Tuesday, February 9, 2010

i have a feeling i've written about this before but i will write it again anyway

for the longest time, this was my smut:

The above gothic looking picture above is of the Trinity Library in Dublin. This one below is of the Biblioteca Real in Madrid.


and this very grand looking one is of the Strahovska Knihovna in Praha (i am guessing from all the skas and has that this is in prague, Czechoslovakia).


if you look at the above three pictures with your eyes squinted a little and if you are, like me, a little delusional, then you can sort of imagine having them as intimate rooms in your own imaginary -- and palatial -- house. but the one below? well, it sort of looks too much like a public space, too....institutional. so i don't really drool over it as much as i do the three above.


these are all photos from a book titled "library lust". yes you heard right.

i also drool over -- slightly -- more realistic ones. this membership only library in italy for example:



"My perfect library would be a wing of a country house, with very high ceilings and a gallery; below it French windows opening on to a meadow with trees in the distance. Shelves would cover all the walls, with an oak staircase on wheels to get at the higher reaches, and a spiral staircase to the gallery, also full of books. A door would lead to an inner room, my study, with French windows leading on to an orchard. A spiral staircase within this room would ascend to a small bedroom above, with a tiny bathroom and rudimentary kitchen. So I could, at need, live a self-contained existence within my library-stronghold. In the main room would be a large mahogany table with racks containing portfol-ios of drawings and watercolours by its sides. No pictures on the walls — just books — and no nonsense of terrestrial and celestial globes." Paul Johnson at The Spectator.

My ideal library on the other hand would be something that will take up the entire half of the house. every other room will have to share the other half. i can do without a living room. if i have guests, i can bring them to the library, show them to a seat and we can each burrow our heads in our own books. i will make ice tea for the two of us even.

but lately, i have been downgrading because instead of libraries, i find myself trawling the web for pictures such as these:



these are photos of the studios or work rooms of crafts people. i am drooling over their storage "systems" in particular. yes. these days, drawers aren't content being simply called drawers. they now snootily refer to themselves as "storage systems".

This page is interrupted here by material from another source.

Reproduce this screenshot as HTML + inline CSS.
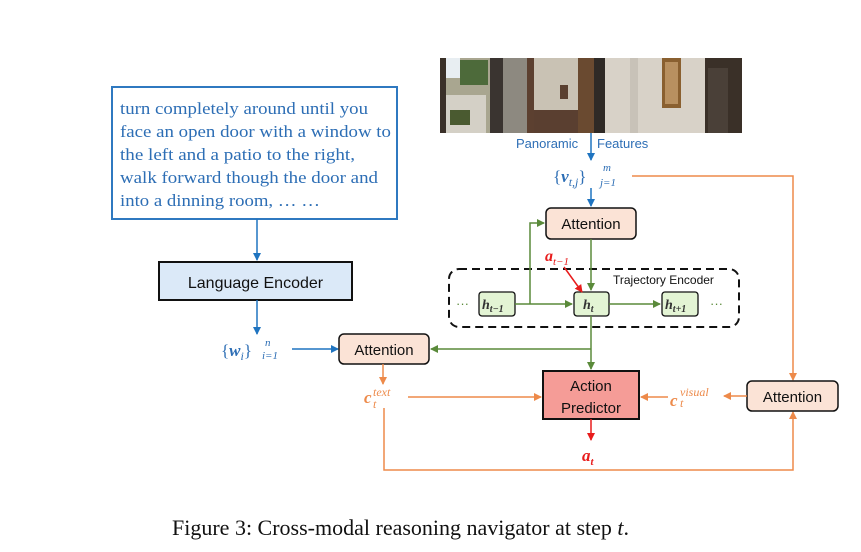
<!DOCTYPE html>
<html><head><meta charset="utf-8"><style>
html,body{margin:0;padding:0;background:#fff;}
svg{display:block;}
.sans{font-family:"Liberation Sans","DejaVu Sans",sans-serif;}
.serif{font-family:"Liberation Serif",serif;}
</style></head><body>
<svg width="861" height="552" viewBox="0 0 861 552" xmlns="http://www.w3.org/2000/svg">
<defs>
<marker id="ab" markerWidth="8" markerHeight="8" refX="7" refY="4" orient="auto" markerUnits="userSpaceOnUse"><path d="M0,0 L8,4 L0,8 z" fill="#1f74c0"/></marker>
<marker id="ag" markerWidth="8" markerHeight="8" refX="7" refY="4" orient="auto" markerUnits="userSpaceOnUse"><path d="M0,0 L8,4 L0,8 z" fill="#5a8a3a"/></marker>
<marker id="ao" markerWidth="8" markerHeight="8" refX="7" refY="4" orient="auto" markerUnits="userSpaceOnUse"><path d="M0,0 L8,4 L0,8 z" fill="#ed8a4a"/></marker>
<marker id="ar" markerWidth="8" markerHeight="8" refX="7" refY="4" orient="auto" markerUnits="userSpaceOnUse"><path d="M0,0 L8,4 L0,8 z" fill="#e81c1c"/></marker>
</defs>

<!-- instruction box -->
<rect x="112" y="87" width="285" height="132" fill="#fff" stroke="#2f79c0" stroke-width="2"/>
<g class="serif" font-size="17" fill="#2d6eb5">
<text x="120" y="114" textLength="248" lengthAdjust="spacingAndGlyphs">turn completely around until you</text>
<text x="120" y="137" textLength="271" lengthAdjust="spacingAndGlyphs">face an open door with a window to</text>
<text x="120" y="160" textLength="235" lengthAdjust="spacingAndGlyphs">the left and a patio to the right,</text>
<text x="120" y="183" textLength="258" lengthAdjust="spacingAndGlyphs">walk forward though the door and</text>
<text x="120" y="206" textLength="200" lengthAdjust="spacingAndGlyphs">into a dinning room, … …</text>
</g>
<line x1="257" y1="219" x2="257" y2="260" stroke="#1f74c0" stroke-width="1.5" marker-end="url(#ab)"/>

<!-- language encoder -->
<rect x="159" y="262" width="193" height="38" fill="#dbe9f8" stroke="#111" stroke-width="2"/>
<text x="255.5" y="288" class="sans" font-size="16" text-anchor="middle" fill="#111">Language Encoder</text>
<line x1="257" y1="300" x2="257" y2="334" stroke="#1f74c0" stroke-width="1.5" marker-end="url(#ab)"/>
<text x="221" y="356" class="serif" font-size="17" fill="#2d6eb5">{<tspan font-weight="bold" font-style="italic">w</tspan><tspan font-style="italic" font-size="12" dy="4">i</tspan><tspan dy="-4">}</tspan></text>
<text x="265" y="346" class="serif" font-size="11" font-style="italic" fill="#2d6eb5">n</text>
<text x="262" y="359" class="serif" font-size="11" font-style="italic" fill="#2d6eb5">i=1</text>
<line x1="292" y1="349" x2="338" y2="349" stroke="#1f74c0" stroke-width="1.5" marker-end="url(#ab)"/>

<!-- left attention -->
<rect x="339" y="334" width="90" height="30" rx="5" fill="#fbe3d6" stroke="#111" stroke-width="1.5"/>
<text x="384" y="355" class="sans" font-size="15" text-anchor="middle" fill="#111">Attention</text>

<!-- panorama -->
<g>
<rect x="440" y="58" width="302" height="75" fill="#8a7a68"/>
<rect x="440" y="58" width="6" height="75" fill="#3a3028"/>
<rect x="446" y="58" width="44" height="75" fill="#a9a690"/>
<rect x="446" y="58" width="14" height="20" fill="#e8eef2"/>
<rect x="460" y="60" width="28" height="25" fill="#4d6a3a"/>
<rect x="446" y="95" width="40" height="38" fill="#d4d0c6"/>
<rect x="450" y="110" width="20" height="15" fill="#4a5a30"/>
<rect x="490" y="58" width="13" height="75" fill="#3a3430"/>
<rect x="503" y="58" width="24" height="75" fill="#8d8980"/>
<rect x="527" y="58" width="7" height="75" fill="#5c4030"/>
<rect x="534" y="58" width="44" height="75" fill="#c9c2b4"/>
<rect x="534" y="110" width="44" height="23" fill="#5a3f30"/>
<rect x="560" y="85" width="8" height="14" fill="#5a4030"/>
<rect x="578" y="58" width="16" height="75" fill="#6a4a30"/>
<rect x="594" y="58" width="11" height="75" fill="#2f2a26"/>
<rect x="605" y="58" width="100" height="75" fill="#d8d2c8"/>
<rect x="630" y="58" width="8" height="75" fill="#c8c2b8"/>
<rect x="662" y="58" width="19" height="50" fill="#8a6030"/>
<rect x="665" y="62" width="13" height="42" fill="#b89060"/>
<rect x="705" y="58" width="37" height="75" fill="#3a3028"/>
<rect x="708" y="68" width="20" height="65" fill="#4a4038"/>
</g>
<text x="516" y="148" class="sans" font-size="13" fill="#2d6eb5">Panoramic</text>
<text x="597" y="148" class="sans" font-size="13" fill="#2d6eb5">Features</text>
<line x1="591" y1="133" x2="591" y2="160" stroke="#1f74c0" stroke-width="1.5" marker-end="url(#ab)"/>
<text x="553" y="182" class="serif" font-size="17" fill="#2d6eb5">{<tspan font-weight="bold" font-style="italic">v</tspan><tspan font-style="italic" font-size="12" dy="4">t,j</tspan><tspan dy="-4">}</tspan></text>
<text x="603" y="171" class="serif" font-size="11" font-style="italic" fill="#2d6eb5">m</text>
<text x="600" y="186" class="serif" font-size="11" font-style="italic" fill="#2d6eb5">j=1</text>
<polyline points="632,176 793,176 793,380" fill="none" stroke="#ed8a4a" stroke-width="1.5" marker-end="url(#ao)"/>
<line x1="591" y1="188" x2="591" y2="206" stroke="#1f74c0" stroke-width="1.5" marker-end="url(#ab)"/>

<!-- top attention -->
<rect x="546" y="208" width="90" height="31" rx="5" fill="#fbe3d6" stroke="#111" stroke-width="1.5"/>
<text x="591" y="229" class="sans" font-size="15" text-anchor="middle" fill="#111">Attention</text>

<!-- trajectory encoder -->
<rect x="449" y="269" width="290" height="58" rx="10" fill="none" stroke="#111" stroke-width="2" stroke-dasharray="8,5"/>
<text x="613" y="284" class="sans" font-size="12" fill="#111">Trajectory Encoder</text>
<text x="456" y="308" class="sans" font-size="13" fill="#5a8a3a">···</text>
<text x="710" y="308" class="sans" font-size="13" fill="#5a8a3a">···</text>
<rect x="479" y="292" width="36" height="24" rx="3" fill="#e3f4d4" stroke="#111" stroke-width="1.3"/>
<rect x="574" y="292" width="35" height="24" rx="3" fill="#e3f4d4" stroke="#111" stroke-width="1.3"/>
<rect x="662" y="292" width="36" height="24" rx="3" fill="#e3f4d4" stroke="#111" stroke-width="1.3"/>
<text x="482" y="309" class="serif" font-size="14" font-weight="bold" font-style="italic" fill="#333">h<tspan font-size="10" dy="3">t−1</tspan></text>
<text x="583" y="309" class="serif" font-size="14" font-weight="bold" font-style="italic" fill="#333">h<tspan font-size="10" dy="3">t</tspan></text>
<text x="665" y="309" class="serif" font-size="14" font-weight="bold" font-style="italic" fill="#333">h<tspan font-size="10" dy="3">t+1</tspan></text>
<line x1="515" y1="304" x2="572" y2="304" stroke="#5a8a3a" stroke-width="1.5" marker-end="url(#ag)"/>
<line x1="609" y1="304" x2="660" y2="304" stroke="#5a8a3a" stroke-width="1.5" marker-end="url(#ag)"/>
<polyline points="530,304 530,223 544,223" fill="none" stroke="#5a8a3a" stroke-width="1.5" marker-end="url(#ag)"/>
<line x1="591" y1="239" x2="591" y2="290" stroke="#5a8a3a" stroke-width="1.5" marker-end="url(#ag)"/>
<text x="545" y="261" class="serif" font-size="16" font-weight="bold" font-style="italic" fill="#e81c1c">a<tspan font-size="11" font-weight="normal" dy="4">t−1</tspan></text>
<line x1="564" y1="267" x2="582" y2="292" stroke="#e81c1c" stroke-width="1.5" marker-end="url(#ar)"/>
<line x1="591" y1="316" x2="591" y2="369" stroke="#5a8a3a" stroke-width="1.5" marker-end="url(#ag)"/>
<line x1="591" y1="349" x2="431" y2="349" stroke="#5a8a3a" stroke-width="1.5" marker-end="url(#ag)"/>

<!-- action predictor -->
<rect x="543" y="371" width="96" height="48" fill="#f59c97" stroke="#111" stroke-width="2"/>
<text x="591" y="391" class="sans" font-size="15" text-anchor="middle" fill="#111">Action</text>
<text x="591" y="413" class="sans" font-size="15" text-anchor="middle" fill="#111">Predictor</text>
<line x1="591" y1="419" x2="591" y2="440" stroke="#e81c1c" stroke-width="1.5" marker-end="url(#ar)"/>
<text x="582" y="461" class="serif" font-size="17" font-weight="bold" font-style="italic" fill="#e81c1c">a<tspan font-size="11" dy="4">t</tspan></text>

<!-- text context -->
<line x1="383" y1="364" x2="383" y2="384" stroke="#ed8a4a" stroke-width="1.5" marker-end="url(#ao)"/>
<text x="364" y="403" class="serif" font-size="17" font-weight="bold" font-style="italic" fill="#ed8a4a">c</text>
<text x="373" y="396" class="serif" font-size="12" font-style="italic" fill="#ed8a4a">text</text>
<text x="373" y="408" class="serif" font-size="12" font-style="italic" fill="#ed8a4a">t</text>
<line x1="408" y1="397" x2="541" y2="397" stroke="#ed8a4a" stroke-width="1.5" marker-end="url(#ao)"/>
<polyline points="384,408 384,470 793,470 793,412" fill="none" stroke="#ed8a4a" stroke-width="1.5" marker-end="url(#ao)"/>

<!-- right attention -->
<rect x="747" y="381" width="91" height="30" rx="5" fill="#fbe3d6" stroke="#111" stroke-width="1.5"/>
<text x="792.5" y="402" class="sans" font-size="15" text-anchor="middle" fill="#111">Attention</text>
<line x1="747" y1="396" x2="724" y2="396" stroke="#ed8a4a" stroke-width="1.5" marker-end="url(#ao)"/>
<text x="670" y="406" class="serif" font-size="17" font-weight="bold" font-style="italic" fill="#ed8a4a">c</text>
<text x="680" y="396" class="serif" font-size="12" font-style="italic" fill="#ed8a4a">visual</text>
<text x="680" y="407" class="serif" font-size="12" font-style="italic" fill="#ed8a4a">t</text>
<line x1="668" y1="397" x2="641" y2="397" stroke="#ed8a4a" stroke-width="1.5" marker-end="url(#ao)"/>

<!-- caption -->
<text x="172" y="535" class="serif" font-size="22" fill="#111">Figure 3: Cross-modal reasoning navigator at step <tspan font-style="italic">t</tspan>.</text>
</svg>
</body></html>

this room below is very nice, except for the blue bubble valance over the shuttered window. i hate the valance and the fact that the window is shut. the black thing on the right wall looks like a storage "system" for ribbons, can you imagine that. i want five of those.

if you notice that the pictures all contain a particular kind of "storage system", its because all these are all photos from a competition for best work studio sponsored by the makers of that "system", the www.bestscrapbookshelf.com.

these ones here below are used to store beads. oh how this will make my life easier. maybe i can have a local carpenter make one like it?



its telling too that lately, i have been crafting more than reading.